■ Written task: Output the first line of the listing and each line after it, up to and including the line that contains "from matplotlib.ticker import", exactly as written, minus the pictures.

■ Data excerpt:
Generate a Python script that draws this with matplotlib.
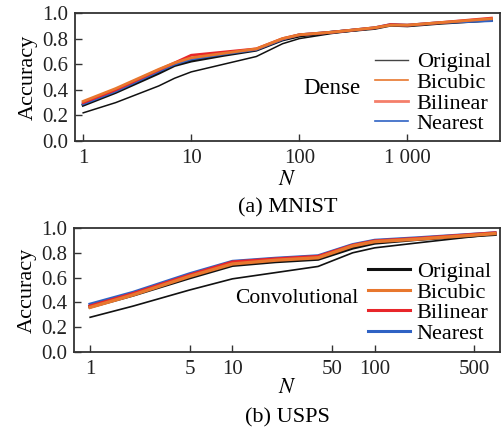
import numpy as np
import matplotlib
matplotlib.use('Agg')
import matplotlib.pyplot as plt
from matplotlib.ticker import FixedLocator, NullLocator, FixedFormatter

plt.rcParams['font.family'] = ['Liberation Serif', 'DejaVu Serif']
plt.rcParams['mathtext.fontset'] = 'stix'

# (a) MNIST, dense network
N_mnist = [1, 2, 5, 7, 10, 20, 40, 70, 100, 200, 500, 700, 1000, 2000, 6000]
mnist_base = [0.22, 0.30, 0.43, 0.49, 0.54, 0.60, 0.66, 0.76, 0.80, 0.84, 0.88, 0.905, 0.90, 0.92, 0.94]
mnist_orig = [0.28, 0.38, 0.53, 0.59, 0.625, 0.67, 0.71, 0.79, 0.82, 0.85, 0.88, 0.905, 0.90, 0.92, 0.945]
mnist_bicubic = [0.31, 0.41, 0.56, 0.61, 0.65, 0.685, 0.72, 0.80, 0.83, 0.85, 0.885, 0.905, 0.905, 0.925, 0.955]
mnist_bilinear = [0.30, 0.40, 0.555, 0.61, 0.67, 0.695, 0.72, 0.80, 0.83, 0.85, 0.885, 0.91, 0.905, 0.925, 0.96]
mnist_nearest = [0.29, 0.39, 0.545, 0.60, 0.64, 0.68, 0.715, 0.795, 0.83, 0.85, 0.885, 0.91, 0.905, 0.925, 0.94]

# (b) USPS, convolutional network
N_usps = [1, 2, 5, 10, 20, 40, 70, 100, 200, 700]
usps_base = [0.28, 0.37, 0.50, 0.59, 0.64, 0.69, 0.80, 0.84, 0.88, 0.95]
usps_orig = [0.365, 0.46, 0.60, 0.70, 0.73, 0.75, 0.84, 0.88, 0.91, 0.95]
usps_bicubic = [0.36, 0.46, 0.61, 0.71, 0.74, 0.76, 0.855, 0.89, 0.91, 0.955]
usps_bilinear = [0.37, 0.47, 0.62, 0.725, 0.75, 0.77, 0.86, 0.895, 0.915, 0.96]
usps_nearest = [0.385, 0.48, 0.63, 0.73, 0.755, 0.775, 0.865, 0.90, 0.92, 0.96]

c_orig = '#111111'
c_bicubic = '#E8772E'
c_bilinear_a = '#F47F6A'
c_bilinear_b = '#E8262A'
c_nearest = '#2F62C4'

fig = plt.figure(figsize=(5.04, 4.30), dpi=100)
ax1 = fig.add_axes([75/504, 1-141/430, 425/504, 128/430])
ax2 = fig.add_axes([74/504, 1-352/430, 426/504, 124/430])

# top panel
ax1.plot(N_mnist, mnist_base, color=c_orig, lw=1.1)
ax1.plot(N_mnist, mnist_orig, color=c_orig, lw=2.2)
ax1.plot(N_mnist, mnist_nearest, color=c_nearest, lw=2)
ax1.plot(N_mnist, mnist_bilinear, color=c_bilinear_b, lw=2)
ax1.plot(N_mnist, mnist_bicubic, color=c_bicubic, lw=2)
h1 = [plt.Line2D([], [], color='#444444', lw=1),
      plt.Line2D([], [], color=c_bicubic, lw=1.2),
      plt.Line2D([], [], color=c_bilinear_a, lw=2),
      plt.Line2D([], [], color=c_nearest, lw=1.2)]
ax1.legend(h1, ['Original', 'Bicubic', 'Bilinear', 'Nearest'], loc='lower right',
           bbox_to_anchor=(1.01, -0.05), frameon=False, fontsize=16,
           handlelength=1.5, handletextpad=0.4, labelspacing=0.0, borderaxespad=0.2)
ax1.text(110, 0.41, 'Dense', fontsize=16.5, va='center', ha='left')
ax1.set_xscale('log')
ax1.set_xlim(0.84, 7200)
ax1.xaxis.set_major_locator(FixedLocator([1, 10, 100, 1000]))
ax1.xaxis.set_major_formatter(FixedFormatter(['1', '10', '100', '1 000']))
ax1.xaxis.set_minor_locator(NullLocator())
ax1.set_xlabel('$N$', fontsize=16, labelpad=2)
ax1.text(0.5, -0.45, '(a) MNIST', transform=ax1.transAxes, ha='center', va='top', fontsize=16)

# bottom panel
ax2.plot(N_usps, usps_base, color=c_orig, lw=1.2)
ax2.plot(N_usps, usps_orig, color=c_orig, lw=2.6)
ax2.plot(N_usps, usps_nearest, color=c_nearest, lw=2.4)
ax2.plot(N_usps, usps_bilinear, color=c_bilinear_b, lw=2.4)
ax2.plot(N_usps, usps_bicubic, color=c_bicubic, lw=2.4)
h2 = [plt.Line2D([], [], color=c_orig, lw=2.2),
      plt.Line2D([], [], color=c_bicubic, lw=2.2),
      plt.Line2D([], [], color=c_bilinear_b, lw=2.2),
      plt.Line2D([], [], color=c_nearest, lw=2.2)]
ax2.legend(h2, ['Original', 'Bicubic', 'Bilinear', 'Nearest'], loc='lower right',
           bbox_to_anchor=(1.01, -0.04), frameon=False, fontsize=16,
           handlelength=1.9, handletextpad=0.3, labelspacing=0.0, borderaxespad=0.2)
ax2.text(10.5, 0.435, 'Convolutional', fontsize=15.5, va='center', ha='left')
ax2.set_xscale('log')
ax2.set_xlim(0.77, 760)
ax2.xaxis.set_major_locator(FixedLocator([1, 5, 10, 50, 100, 500]))
ax2.xaxis.set_major_formatter(FixedFormatter(['1', '5', '10', '50', '100', '500']))
ax2.xaxis.set_minor_locator(NullLocator())
ax2.set_xlabel('$N$', fontsize=16, labelpad=0)
ax2.text(0.5, -0.45, '(b) USPS', transform=ax2.transAxes, ha='center', va='top', fontsize=16)

for ax in (ax1, ax2):
    ax.set_ylim(0, 1.0)
    ax.set_yticks([0.0, 0.2, 0.4, 0.6, 0.8, 1.0])
    ax.set_yticklabels(['0.0', '0.2', '0.4', '0.6', '0.8', '1.0'])
    ax.set_ylabel('Accuracy', fontsize=16, labelpad=3)
    ax.tick_params(direction='in', length=5, width=1, labelsize=15, colors='#333333', labelcolor='#222222')
    ax.tick_params(axis='x', pad=6)
    ax.tick_params(axis='y', pad=5)
    for s in ax.spines.values():
        s.set_linewidth(1.3)
        s.set_color('#333333')

fig.savefig('out.png', dpi=100)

■ Solution to this task:
Generate a Python script that draws this with matplotlib.
import numpy as np
import matplotlib
matplotlib.use('Agg')
import matplotlib.pyplot as plt
from matplotlib.ticker import FixedLocator, NullLocator, FixedFormatter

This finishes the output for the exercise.